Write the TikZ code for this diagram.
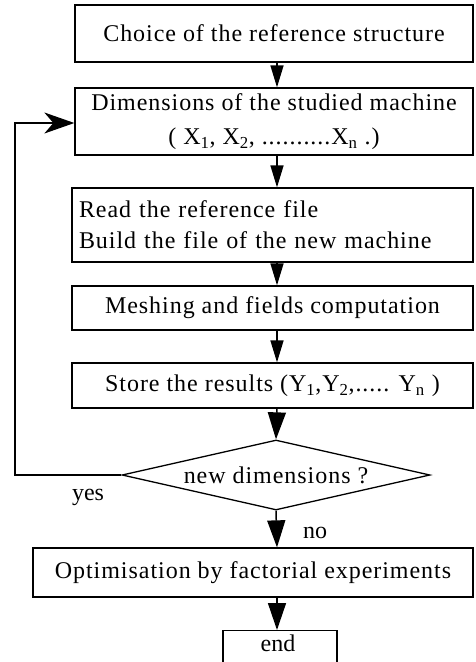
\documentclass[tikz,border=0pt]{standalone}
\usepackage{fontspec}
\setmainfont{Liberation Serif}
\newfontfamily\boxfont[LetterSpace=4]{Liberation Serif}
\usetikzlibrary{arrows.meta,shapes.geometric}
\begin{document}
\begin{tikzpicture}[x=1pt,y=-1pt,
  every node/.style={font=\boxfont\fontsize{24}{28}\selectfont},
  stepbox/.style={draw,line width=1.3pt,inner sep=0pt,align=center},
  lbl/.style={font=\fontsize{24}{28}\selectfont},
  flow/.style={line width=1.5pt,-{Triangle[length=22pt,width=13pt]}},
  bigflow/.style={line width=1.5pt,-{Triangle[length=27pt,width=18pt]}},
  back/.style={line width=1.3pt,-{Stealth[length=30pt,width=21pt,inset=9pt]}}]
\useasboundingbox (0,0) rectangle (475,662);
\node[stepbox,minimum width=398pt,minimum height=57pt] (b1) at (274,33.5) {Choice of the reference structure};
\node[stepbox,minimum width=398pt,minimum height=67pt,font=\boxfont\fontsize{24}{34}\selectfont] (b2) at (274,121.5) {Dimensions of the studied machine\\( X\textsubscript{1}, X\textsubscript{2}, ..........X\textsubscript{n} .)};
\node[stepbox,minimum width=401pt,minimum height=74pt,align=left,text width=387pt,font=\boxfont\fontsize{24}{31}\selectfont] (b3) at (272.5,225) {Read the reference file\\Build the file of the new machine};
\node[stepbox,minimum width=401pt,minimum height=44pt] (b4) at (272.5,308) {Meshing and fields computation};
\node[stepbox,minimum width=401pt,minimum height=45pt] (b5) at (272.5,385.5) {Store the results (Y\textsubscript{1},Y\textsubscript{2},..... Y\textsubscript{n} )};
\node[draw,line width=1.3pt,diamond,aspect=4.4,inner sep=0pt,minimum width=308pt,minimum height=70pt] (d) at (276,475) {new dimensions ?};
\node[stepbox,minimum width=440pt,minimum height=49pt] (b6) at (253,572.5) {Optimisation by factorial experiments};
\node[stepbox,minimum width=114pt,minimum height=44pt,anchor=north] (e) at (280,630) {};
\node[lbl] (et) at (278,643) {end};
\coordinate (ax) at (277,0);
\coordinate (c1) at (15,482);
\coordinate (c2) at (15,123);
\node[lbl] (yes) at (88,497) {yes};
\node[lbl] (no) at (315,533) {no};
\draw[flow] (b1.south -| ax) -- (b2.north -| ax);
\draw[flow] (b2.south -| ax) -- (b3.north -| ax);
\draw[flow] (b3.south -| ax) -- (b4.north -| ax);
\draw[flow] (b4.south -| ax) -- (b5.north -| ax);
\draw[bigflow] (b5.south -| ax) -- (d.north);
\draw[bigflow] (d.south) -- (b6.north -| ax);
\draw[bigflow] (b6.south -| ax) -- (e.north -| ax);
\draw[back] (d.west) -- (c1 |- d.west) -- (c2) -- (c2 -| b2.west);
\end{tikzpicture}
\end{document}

WHAT TO WORK ON: All the material shown above is to be copied exactly, with no pictures carried over.

FULL RESPONSE:
Write the TikZ code for this diagram.
\documentclass[tikz,border=0pt]{standalone}
\usepackage{fontspec}
\setmainfont{Liberation Serif}
\newfontfamily\boxfont[LetterSpace=4]{Liberation Serif}
\usetikzlibrary{arrows.meta,shapes.geometric}
\begin{document}
\begin{tikzpicture}[x=1pt,y=-1pt,
  every node/.style={font=\boxfont\fontsize{24}{28}\selectfont},
  stepbox/.style={draw,line width=1.3pt,inner sep=0pt,align=center},
  lbl/.style={font=\fontsize{24}{28}\selectfont},
  flow/.style={line width=1.5pt,-{Triangle[length=22pt,width=13pt]}},
  bigflow/.style={line width=1.5pt,-{Triangle[length=27pt,width=18pt]}},
  back/.style={line width=1.3pt,-{Stealth[length=30pt,width=21pt,inset=9pt]}}]
\useasboundingbox (0,0) rectangle (475,662);
\node[stepbox,minimum width=398pt,minimum height=57pt] (b1) at (274,33.5) {Choice of the reference structure};
\node[stepbox,minimum width=398pt,minimum height=67pt,font=\boxfont\fontsize{24}{34}\selectfont] (b2) at (274,121.5) {Dimensions of the studied machine\\( X\textsubscript{1}, X\textsubscript{2}, ..........X\textsubscript{n} .)};
\node[stepbox,minimum width=401pt,minimum height=74pt,align=left,text width=387pt,font=\boxfont\fontsize{24}{31}\selectfont] (b3) at (272.5,225) {Read the reference file\\Build the file of the new machine};
\node[stepbox,minimum width=401pt,minimum height=44pt] (b4) at (272.5,308) {Meshing and fields computation};
\node[stepbox,minimum width=401pt,minimum height=45pt] (b5) at (272.5,385.5) {Store the results (Y\textsubscript{1},Y\textsubscript{2},..... Y\textsubscript{n} )};
\node[draw,line width=1.3pt,diamond,aspect=4.4,inner sep=0pt,minimum width=308pt,minimum height=70pt] (d) at (276,475) {new dimensions ?};
\node[stepbox,minimum width=440pt,minimum height=49pt] (b6) at (253,572.5) {Optimisation by factorial experiments};
\node[stepbox,minimum width=114pt,minimum height=44pt,anchor=north] (e) at (280,630) {};
\node[lbl] (et) at (278,643) {end};
\coordinate (ax) at (277,0);
\coordinate (c1) at (15,482);
\coordinate (c2) at (15,123);
\node[lbl] (yes) at (88,497) {yes};
\node[lbl] (no) at (315,533) {no};
\draw[flow] (b1.south -| ax) -- (b2.north -| ax);
\draw[flow] (b2.south -| ax) -- (b3.north -| ax);
\draw[flow] (b3.south -| ax) -- (b4.north -| ax);
\draw[flow] (b4.south -| ax) -- (b5.north -| ax);
\draw[bigflow] (b5.south -| ax) -- (d.north);
\draw[bigflow] (d.south) -- (b6.north -| ax);
\draw[bigflow] (b6.south -| ax) -- (e.north -| ax);
\draw[back] (d.west) -- (c1 |- d.west) -- (c2) -- (c2 -| b2.west);
\end{tikzpicture}
\end{document}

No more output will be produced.